Leave out the pictures and set down exactly the lines from the start of the listing through the one with "import plotly.graph_objects as go", both included.

SUPPLIED INFORMATION:

------------------------------------------------------------

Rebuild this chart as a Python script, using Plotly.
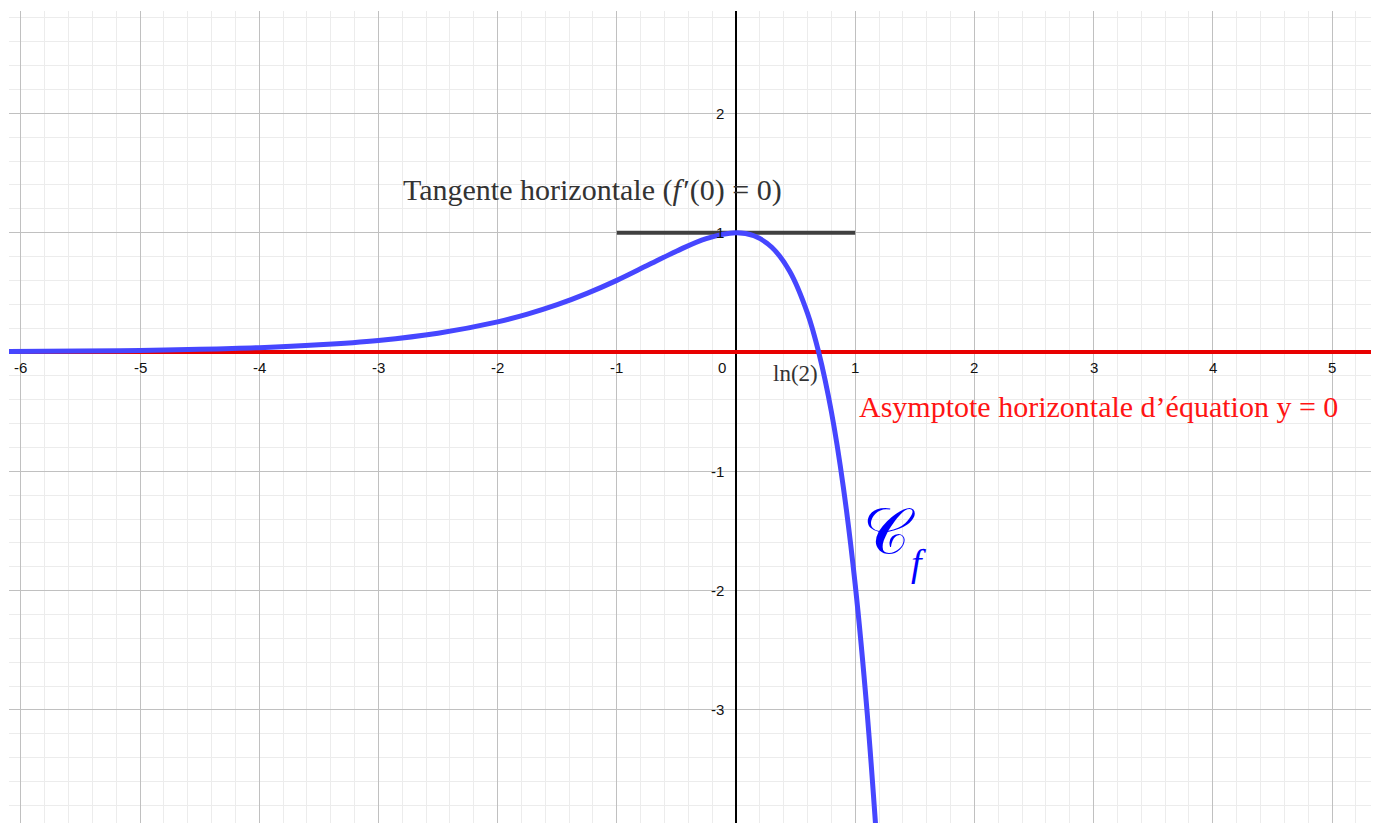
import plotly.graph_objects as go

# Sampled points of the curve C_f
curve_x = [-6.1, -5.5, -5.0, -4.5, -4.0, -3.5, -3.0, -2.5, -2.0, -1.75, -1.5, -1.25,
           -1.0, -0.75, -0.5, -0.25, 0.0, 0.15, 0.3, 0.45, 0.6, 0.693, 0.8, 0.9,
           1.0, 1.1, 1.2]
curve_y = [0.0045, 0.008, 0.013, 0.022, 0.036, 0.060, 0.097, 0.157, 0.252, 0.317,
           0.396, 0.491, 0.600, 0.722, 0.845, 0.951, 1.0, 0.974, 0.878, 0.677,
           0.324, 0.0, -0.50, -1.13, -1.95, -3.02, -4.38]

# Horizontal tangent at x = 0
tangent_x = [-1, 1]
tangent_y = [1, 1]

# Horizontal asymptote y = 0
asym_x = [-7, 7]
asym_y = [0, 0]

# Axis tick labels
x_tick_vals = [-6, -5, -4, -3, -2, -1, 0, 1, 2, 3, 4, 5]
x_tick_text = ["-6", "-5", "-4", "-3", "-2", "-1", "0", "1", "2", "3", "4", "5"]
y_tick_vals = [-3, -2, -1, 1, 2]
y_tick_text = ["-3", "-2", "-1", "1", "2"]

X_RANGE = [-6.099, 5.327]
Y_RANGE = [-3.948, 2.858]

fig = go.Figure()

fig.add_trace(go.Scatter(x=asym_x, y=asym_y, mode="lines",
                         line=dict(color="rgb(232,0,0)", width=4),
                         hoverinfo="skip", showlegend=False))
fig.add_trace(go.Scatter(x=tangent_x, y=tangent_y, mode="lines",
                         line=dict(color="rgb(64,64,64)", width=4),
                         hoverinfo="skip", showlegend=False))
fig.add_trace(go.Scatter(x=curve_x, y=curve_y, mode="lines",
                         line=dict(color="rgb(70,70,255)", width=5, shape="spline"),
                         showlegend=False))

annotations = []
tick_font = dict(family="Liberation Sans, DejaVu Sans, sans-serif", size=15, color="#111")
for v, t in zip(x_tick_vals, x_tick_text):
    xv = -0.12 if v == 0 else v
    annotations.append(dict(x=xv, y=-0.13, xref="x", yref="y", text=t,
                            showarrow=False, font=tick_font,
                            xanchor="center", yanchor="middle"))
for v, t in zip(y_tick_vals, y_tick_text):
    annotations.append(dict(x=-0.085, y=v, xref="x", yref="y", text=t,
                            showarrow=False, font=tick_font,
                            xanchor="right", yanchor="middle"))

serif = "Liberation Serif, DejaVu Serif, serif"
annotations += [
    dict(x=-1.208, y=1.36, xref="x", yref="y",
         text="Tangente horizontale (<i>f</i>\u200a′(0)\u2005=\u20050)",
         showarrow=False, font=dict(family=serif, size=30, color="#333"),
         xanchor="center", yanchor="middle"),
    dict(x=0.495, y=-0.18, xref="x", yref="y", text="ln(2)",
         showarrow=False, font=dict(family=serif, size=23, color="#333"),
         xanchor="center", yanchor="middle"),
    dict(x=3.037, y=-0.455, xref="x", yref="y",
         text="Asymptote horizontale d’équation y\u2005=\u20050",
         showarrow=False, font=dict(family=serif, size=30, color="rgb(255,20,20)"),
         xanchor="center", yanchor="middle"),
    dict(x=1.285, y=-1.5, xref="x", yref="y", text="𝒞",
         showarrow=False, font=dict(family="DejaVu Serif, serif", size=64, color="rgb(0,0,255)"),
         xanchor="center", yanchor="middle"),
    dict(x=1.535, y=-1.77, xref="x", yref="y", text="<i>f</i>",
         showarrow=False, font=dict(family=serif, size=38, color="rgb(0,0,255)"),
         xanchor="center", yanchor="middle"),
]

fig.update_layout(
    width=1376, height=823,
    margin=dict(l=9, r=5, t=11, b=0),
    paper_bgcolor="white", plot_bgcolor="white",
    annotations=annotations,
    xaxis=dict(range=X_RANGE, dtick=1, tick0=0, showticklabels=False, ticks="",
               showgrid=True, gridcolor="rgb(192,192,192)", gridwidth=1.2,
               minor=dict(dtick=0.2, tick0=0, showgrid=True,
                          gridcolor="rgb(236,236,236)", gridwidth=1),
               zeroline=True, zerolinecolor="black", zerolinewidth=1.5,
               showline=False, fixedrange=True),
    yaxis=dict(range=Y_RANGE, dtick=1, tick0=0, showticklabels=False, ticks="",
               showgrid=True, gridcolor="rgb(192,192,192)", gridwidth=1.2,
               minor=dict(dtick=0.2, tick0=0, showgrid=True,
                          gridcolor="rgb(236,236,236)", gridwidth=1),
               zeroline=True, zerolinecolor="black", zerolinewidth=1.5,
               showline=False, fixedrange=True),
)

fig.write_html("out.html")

------------------------------------------------------------

FULL SOLUTION:
Rebuild this chart as a Python script, using Plotly.
import plotly.graph_objects as go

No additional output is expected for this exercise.